Quelle scene ponevano dunque – se intendevamo bene – interrogativi non banali. E ci si chiedeva anche quanto diffusa fosse la sensazione di questa “lontananza” e se ci fosse un legame con il passaggio alla Dirigenza (o a un certo modo di viverla) e alla scuola dell’autonomia (o, anche qui, a un certo modo di intenderla). E ancora, se c’entrava, in tutto questo, l’immagine – di cui si sente dire in giro - di un dirigente scolastico piuttosto appiattito sugli aspetti burocratici e amministrativi. In altri termini: molto funzionario e poco dirigente.

Domande disordinate che rinviavano, come si vede, a questioni “spesse” (dall’autonomia - e a come viene percepita e vissuta - all’idea di organizzazione riferita alla scuola). Oltre a riguardare – e forse in misura prevalente - il valore, nella leadership, dell’empatia, della vicinanza, della ricerca di condivisione. Cioè dell’esserci, a scuola, come presenza fisica, ma anche come disponibilità, ascolto, preparazione, autorevolezza, e quello che ci sta dietro. E ancora: l’importanza di quel pizzico di passione che testimonia che “ci si pensa” e che “ci si crede”.

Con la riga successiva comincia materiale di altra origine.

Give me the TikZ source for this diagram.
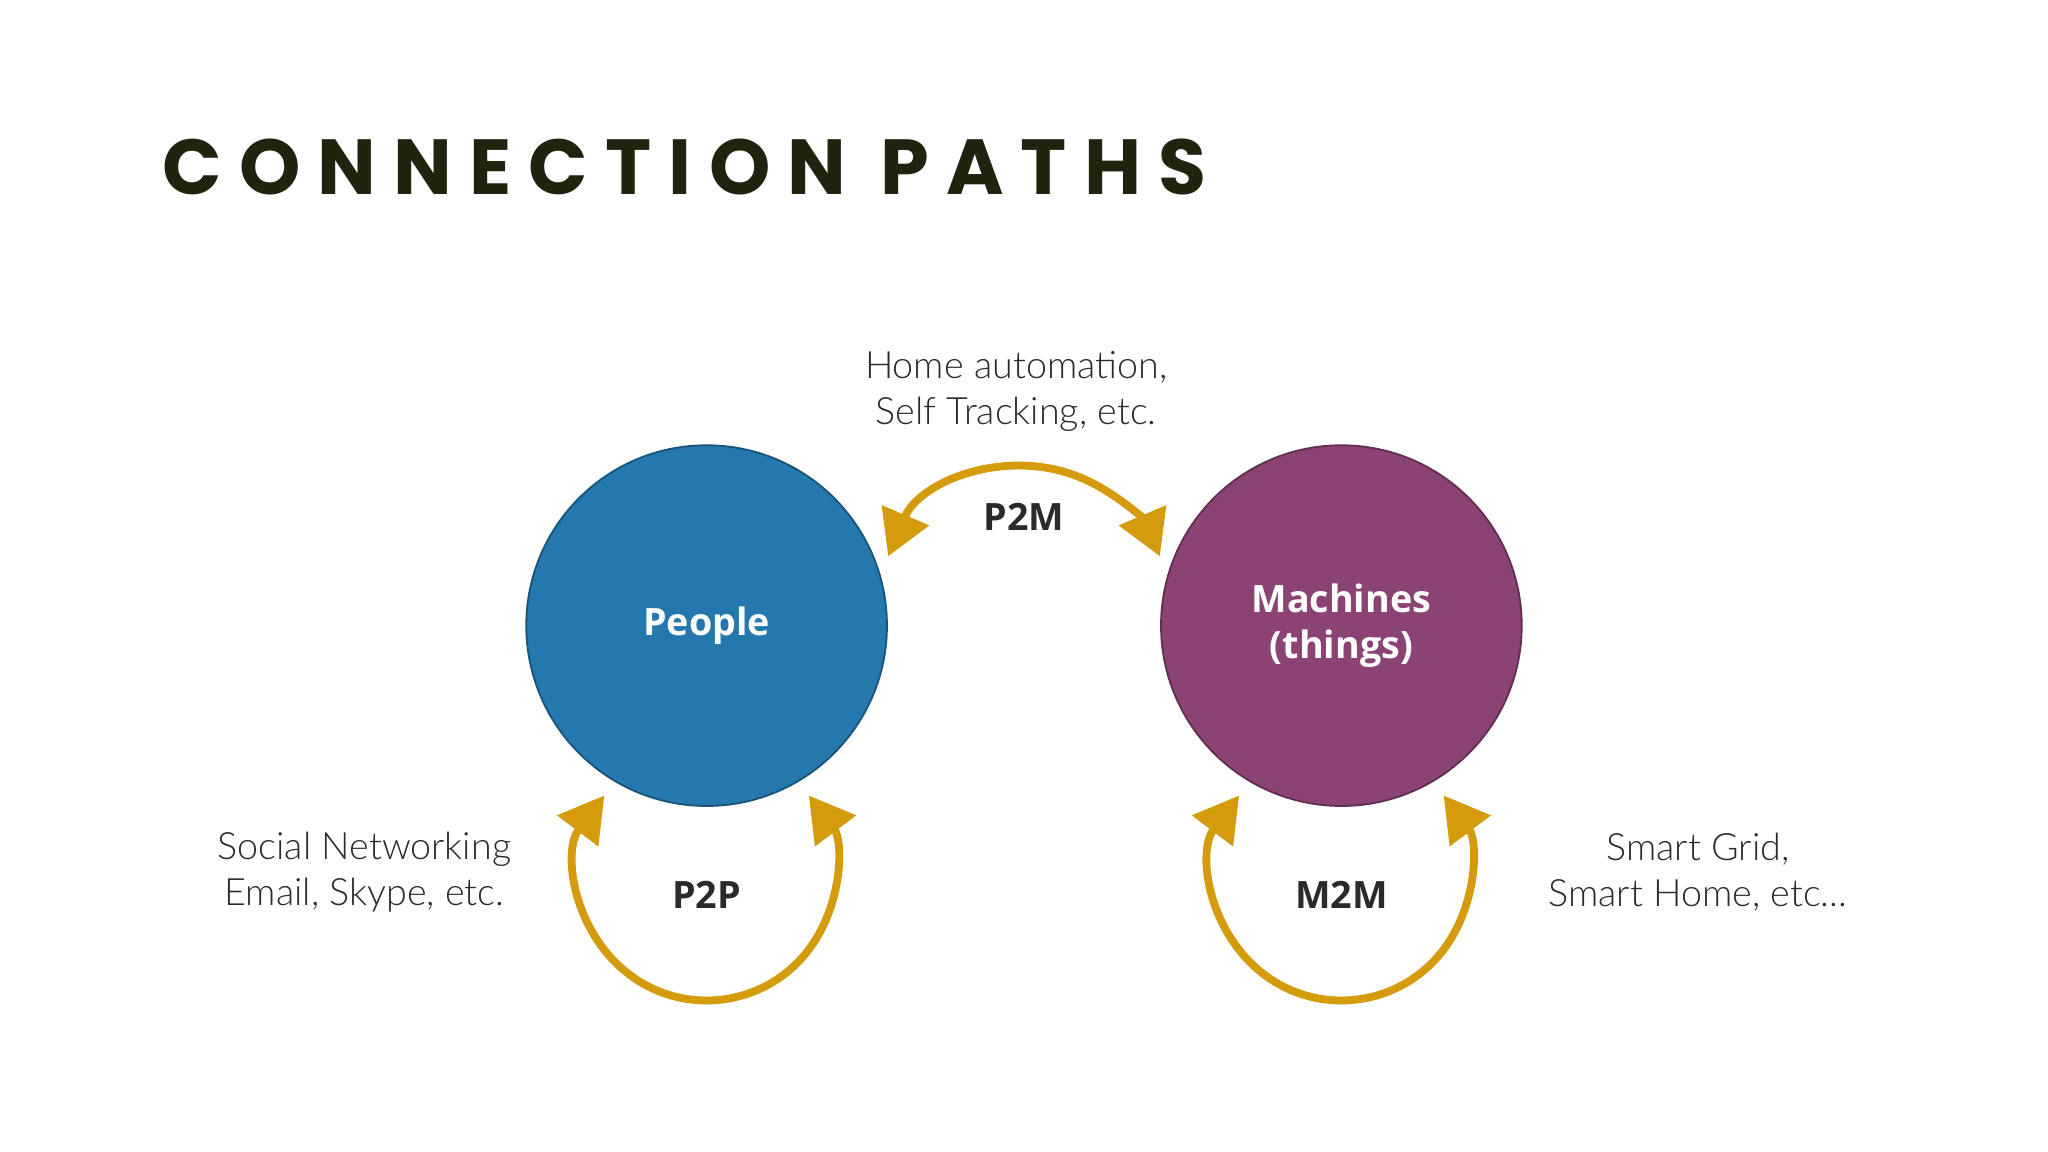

E, allora, se le domande indotte da quei volti incuriositi, da quegli applausi, da quei tanto segnali di attenzione, in quella piccola scena del corteo, erano sensate – ed era difficile negarlo -, quelle scene non possono essere archiviate con leggerezza.

Un’ulteriore considerazione va comunque fatta per evitare troppo facili colpevolizzazioni che non aiutano a capire il problema. Senza voler negare responsabilità soggettive e di categoria, bisognerà pur chiedersi: ma quante di queste carenze di leadership tra i dirigenti scolastici sono anche il frutto di politiche governative opache e demotivanti, perché senza orizzonti e senza strategie? E qui si aprirebbe una pagine pesante per i vari ministeri che si sono succeduti in questi ultimi anni.